The allegation was that Dr. M. K. Antony was in possession of the property that he had cultivated the lands with cardamom crop and that he should not be evicted and that land should be given to him on kuthakapattom. Subsequent to the passing of Ext. D.6 order there were repeated applications from Dr. Antony to review Ext. D.6 and to have the properties registered in his name. These petitions also were rejected by the Government by orders dated 16-1-1954, 12-4-1955 and 24-1-1957. There is nothing to show that in these petitions at least he stated that Exts. P1 and P. 10 petitions were made by him on behalf of the plaintiff company. On 12-5-1955 an application was made on behalf of the plaintiff company by Dr. M. K. Antony who happened to be the Managing Director of the Company then and by K. J. Kuncheria another Director of the Company for the registry of 174.21 acres in the name of the company. This petition was for the registry of 174.21 acres in the name of the company. This petition was dismissed by Exts. P.32 order dated January 1957 and a subsequent petition filed by the same parties was rejected by Ext.

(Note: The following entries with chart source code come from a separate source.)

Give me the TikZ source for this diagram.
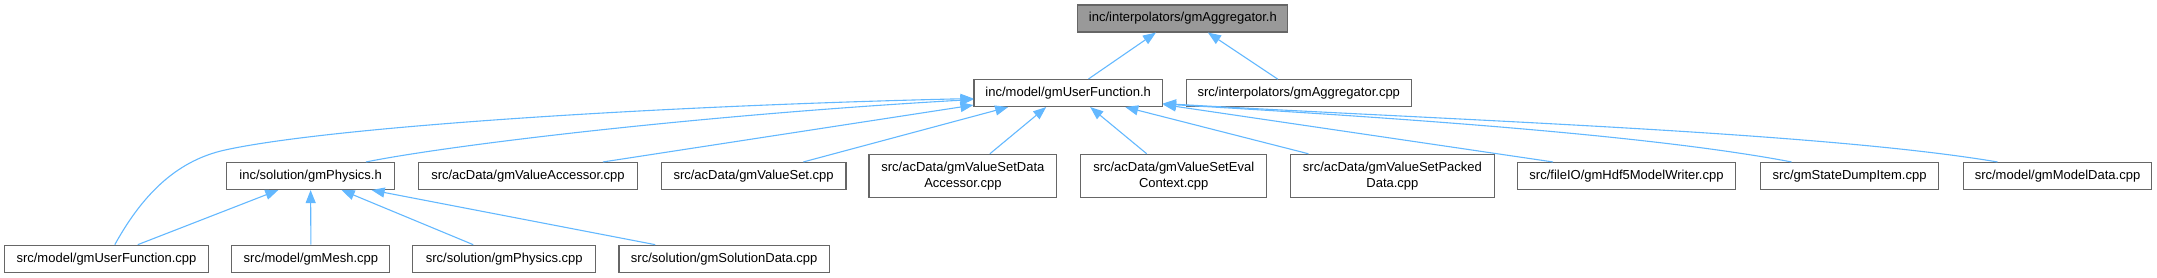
\documentclass[tikz,border=0pt]{standalone}
\usepackage{fontspec}
\setmainfont{Liberation Sans}
\usetikzlibrary{arrows.meta,calc}
\definecolor{edgeblue}{HTML}{63B8FF}
\definecolor{boxborder}{HTML}{666666}
\definecolor{mainfill}{HTML}{999999}
\begin{document}
\begin{tikzpicture}[x=1pt,y=-1pt,
  box/.style={draw=boxborder, line width=1.1pt, fill=white, inner sep=0pt, align=center, font=\fontsize{13}{16}\selectfont, minimum height=27pt},
  tallbox/.style={box, minimum height=43pt},
  mainbox/.style={box, fill=mainfill},
  edge/.style={draw=edgeblue, line width=1.1pt, -{Triangle[length=13pt,width=10pt]}, fill=none}
]
\useasboundingbox (0,0) rectangle (2157,277);

\node[mainbox, minimum width=210pt] (agg) at (1182.9,18.5) {inc/interpolators/gmAggregator.h};
\node[box, minimum width=188.5pt] (uf) at (1068.2,93) {inc/model/gmUserFunction.h};
\node[box, minimum width=225pt] (aggcpp) at (1298.8,93.2) {src/interpolators/gmAggregator.cpp};
\node[box, minimum width=167.7pt] (ph) at (310.6,176) {inc/solution/gmPhysics.h};
\node[box, minimum width=219.5pt] (va) at (528,176) {src/acData/gmValueAccessor.cpp};
\node[box, minimum width=184.8pt] (vs) at (753.6,176) {src/acData/gmValueSet.cpp};
\node[tallbox, minimum width=187.8pt] (vsda) at (962.9,175.8) {src/acData/gmValueSetData\\Accessor.cpp};
\node[tallbox, minimum width=186pt] (vsec) at (1173.7,175.8) {src/acData/gmValueSetEval\\Context.cpp};
\node[tallbox, minimum width=203.8pt] (vspd) at (1392.4,175.8) {src/acData/gmValueSetPacked\\Data.cpp};
\node[box, minimum width=218.5pt] (hdf) at (1626.5,176) {src/fileIO/gmHdf5ModelWriter.cpp};
\node[box, minimum width=178.6pt] (sdi) at (1849.6,176) {src/gmStateDumpItem.cpp};
\node[box, minimum width=188.5pt] (md) at (2057.5,176) {src/model/gmModelData.cpp};
\node[box, minimum width=203.9pt] (ufcpp) at (106.5,258.7) {src/model/gmUserFunction.cpp};
\node[box, minimum width=158pt] (mesh) at (310.9,258.7) {src/model/gmMesh.cpp};
\node[box, minimum width=182.8pt] (phcpp) at (504.2,258.7) {src/solution/gmPhysics.cpp};
\node[box, minimum width=210.5pt] (sd) at (724.2,258.7) {src/solution/gmSolutionData.cpp};

% to gmAggregator.h
\draw[edge] ($(uf.north)+(20.3,0)$) -- ($(agg.south)+(-27,0)$);
\draw[edge] ($(aggcpp.north)+(-21,0)$) -- ($(agg.south)+(25,0)$);

% to gmUserFunction.h
\draw[edge] ($(ufcpp.north)+(8.3,0)$) .. controls (145,190) and (180,160) .. (225,150)
  .. controls (330,127) and (650,106) .. ($(uf.west)+(0,5.5)$);
\draw[edge] ($(ph.north)+(55.4,0)$) .. controls (450,145) and (700,115) .. ($(uf.west)+(0,6.5)$);
\draw[edge] ($(va.north)+(75,0)$) -- ($(uf.south west)+(0,-2)$);
\draw[edge] ($(vs.north)+(49.7,0)$) -- ($(uf.south)+(-60,0)$);
\draw[edge] ($(vsda.north)+(27,0)$) -- ($(uf.south)+(-22,0)$);
\draw[edge] ($(vsec.north)+(-27,0)$) -- ($(uf.south)+(22,0)$);
\draw[edge] ($(vspd.north)+(-84,0)$) -- ($(uf.south)+(57,0)$);
\draw[edge] ($(hdf.north)+(-73.5,0)$) -- ($(uf.south east)+(0,-2.5)$);
\draw[edge] ($(sdi.north)+(-58,0)$) .. controls (1650,135) and (1400,118) .. ($(uf.south east)+(0,-3)$);
\draw[edge] ($(md.north)+(-60,0)$) .. controls (1820,132) and (1450,120) .. ($(uf.south east)+(0,-3.5)$);

% to gmPhysics.h
\draw[edge] ($(ufcpp.north)+(31.3,0)$) -- ($(ph.south)+(-32.3,0)$);
\draw[edge] (mesh.north) -- (ph.south);
\draw[edge] ($(phcpp.north)+(-31,0)$) -- ($(ph.south)+(31,0)$);
\draw[edge] ($(sd.north)+(-69,0)$) -- ($(ph.south)+(61,0)$);
\end{tikzpicture}
\end{document}
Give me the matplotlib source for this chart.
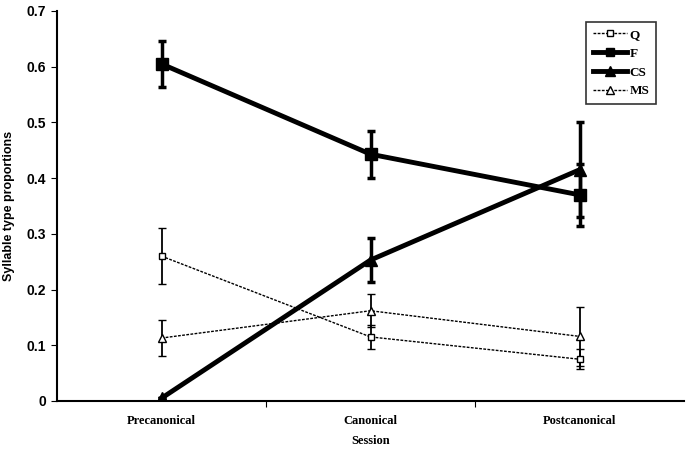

P.31 order dated 11-10-1958. In the light of these petitions, we cannot sustain the finding of the learned Judge that Exts. P.1 and P.10 were filed by Dr. M. K. Antony on behalf of the plaintiff. In view of the above findings, it is unnecessary to resolve the dispute between the parties whether as a result of the proceedings under the Land Conservancy Act the plaintiff was evicted by the State, the State contending that the properties are in their possession in view of the eviction and the plaintiff has been evicted the plaintiff contending otherwise. There is no prayer in the plaint to cancel the proceedings under the Land Conservancy Act or based on possession. Further since the properties involved in the suit belong to the State even assuming that the possession is with the plaintiff he cannot get any relief on the basis of that possession alone against the State who is the real owner of the property. In the result, the judgment and decree of the lower court are set aside and the appeal allowed dismissing the suit with costs throughout.